Wholesale Operating Income- Wholesale operating income increased 29% in the third quarter of Fiscal 2013 to $145 million from $113 million last year. Wholesale operating margin was 19.7% in the third quarter, 470 basis points stronger than the prior year. The improvement in wholesale operating margin was primarily due to higher gross margins as a result of lower input costs, favorable product mix and operational discipline.

Retail Operating Income-Retail operating income was $201 million, 4% greater than the $193 million achieved in the third quarter of Fiscal 2012, and retail operating margin was 18.9%, 30 basis points below the prior year period. The decline in retail operating margin was principally a result of impairment and restructuring charges associated with the discontinuation of Rugby.
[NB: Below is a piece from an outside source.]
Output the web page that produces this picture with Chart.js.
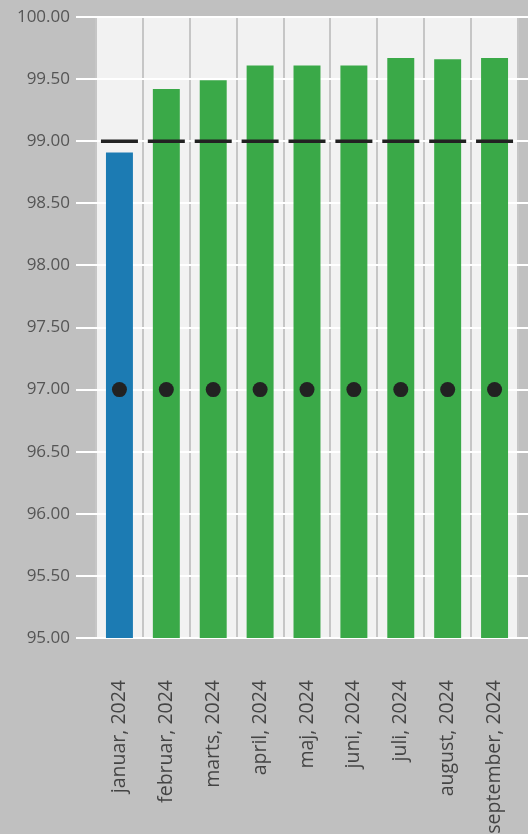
<!DOCTYPE html>
<html>
<head>
<meta charset="utf-8">
<script src="https://cdn.jsdelivr.net/npm/chart.js@4/dist/chart.umd.min.js"></script>
<style>
  html, body { margin:0; padding:0; background:#c0c0c0; overflow:hidden; }
  #wrap { width:528px; height:834px; position:relative; }
</style>
</head>
<body>
<div id="wrap"><canvas id="chart"></canvas></div>
<script>
// ===== data =====
const months = ['januar, 2024','februar, 2024','marts, 2024','april, 2024','maj, 2024','juni, 2024','juli, 2024','august, 2024','september, 2024'];
const actual = [98.91, 99.42, 99.49, 99.61, 99.61, 99.61, 99.67, 99.66, 99.67];
const target = [99, 99, 99, 99, 99, 99, 99, 99, 99];
const baseline = [97, 97, 97, 97, 97, 97, 97, 97, 97];
const yMin = 95, yMax = 100, yStep = 0.5;

const blue = '#1c7bb3', green = '#3aa948';
const barColors = actual.map((v, i) => v < target[i] ? blue : green);

// light plot background behind the bars
const plotBg = {
  id: 'plotBg',
  beforeDraw(chart) {
    const {ctx, chartArea:a} = chart;
    ctx.save();
    ctx.fillStyle = '#f2f2f2';
    ctx.fillRect(a.left, a.top, a.right - a.left, a.bottom - a.top);
    ctx.restore();
  }
};

// drop the auto padding chart.js adds for overhanging labels
const noPad = s => { s.paddingLeft = 0; s.paddingRight = 0; s.paddingTop = 0; s.paddingBottom = 0; };

const font = 'Open Sans';

new Chart(document.getElementById('chart').getContext('2d'), {
  data: {
    labels: months,
    datasets: [
      { type:'line', data: baseline, showLine:false, order:0,
        pointStyle:'circle', pointRadius:7.5, pointBackgroundColor:'#222', pointBorderWidth:0, pointHoverRadius:7.5 },
      { type:'line', data: target, showLine:false, order:1,
        pointStyle:'line', pointRadius:18.5, pointBorderColor:'#222', pointBorderWidth:3.5, pointHoverRadius:18.5 },
      { type:'bar', data: actual, order:3, backgroundColor: barColors,
        borderWidth:0, categoryPercentage:1, barPercentage:0.575 }
    ]
  },
  options: {
    responsive:true, maintainAspectRatio:false, animation:false,
    layout: { autoPadding:false, padding: { top:17, left:0, right:0, bottom:0 } },
    plugins: { legend:{display:false}, tooltip:{enabled:false} },
    scales: {
      x: {
        offset:true,
        grid: { color:'#c6c6c6', lineWidth:2, offset:true, drawTicks:false },
        border: { display:false },
        ticks: { color:'#444', font:{family:font, size:19.5}, minRotation:90, maxRotation:90, padding:42, autoSkip:false },
        afterFit: s => { s.height = 196; noPad(s); }
      },
      y: {
        min:yMin, max:yMax,
        grid: { color:'#ffffff', lineWidth:2, tickLength:20, tickColor:'#ffffff' },
        border: { display:false },
        ticks: { stepSize:yStep, color:'#555', font:{family:font, size:17}, padding:6,
          callback: v => Number(v).toFixed(2) },
        afterFit: s => { s.width = 96; noPad(s); }
      },
      y2: {
        position:'right', min:yMin, max:yMax,
        grid: { drawOnChartArea:false, color:'#ffffff', lineWidth:2, tickLength:10, tickColor:'#ffffff' },
        border: { display:false },
        ticks: { stepSize:yStep, display:false },
        afterFit: s => { s.width = 10; noPad(s); }
      }
    }
  },
  plugins: [plotBg]
});
</script>
</body>
</html>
Excluding the Rugby-related charges, retail operating margin was 19.8%, 60 basis points greater than the prior year period, as a result of improved profitability in the Americas and Europe that was partially offset by a less favorable geographic mix due to lower Asian sales and continued investment in global retail expansion, including e-commerce.

Licensing Operating Income-Licensing operating income increased 3% to $37 million from $36 million in the third quarter of Fiscal 2012, primarily due to higher licensing revenues and lower net costs.

Net Income and Diluted EPS- Net income for the third quarter of Fiscal 2013 was $216 million, 28% greater than the $169 million achieved in the comparable period of Fiscal 2012, and net income per diluted share rose 30% to $2.31 from $1.78 for the same time period. The increases in net income and net income per diluted share were the result of the growth in operating income discussed above in addition to a lower effective tax rate of 27% compared to 36% in the prior year period.

The lower effective tax rate is primarily related to the favorable resolution of an approximate $15 million discrete tax item and to a greater proportion of earnings generated in lower-taxed jurisdictions. Excluding Rugby-related impairment and restructuring charges, net income for the third quarter of Fiscal 2013 rose 33% to $224 million and net income per diluted share increased 35% to $2.40.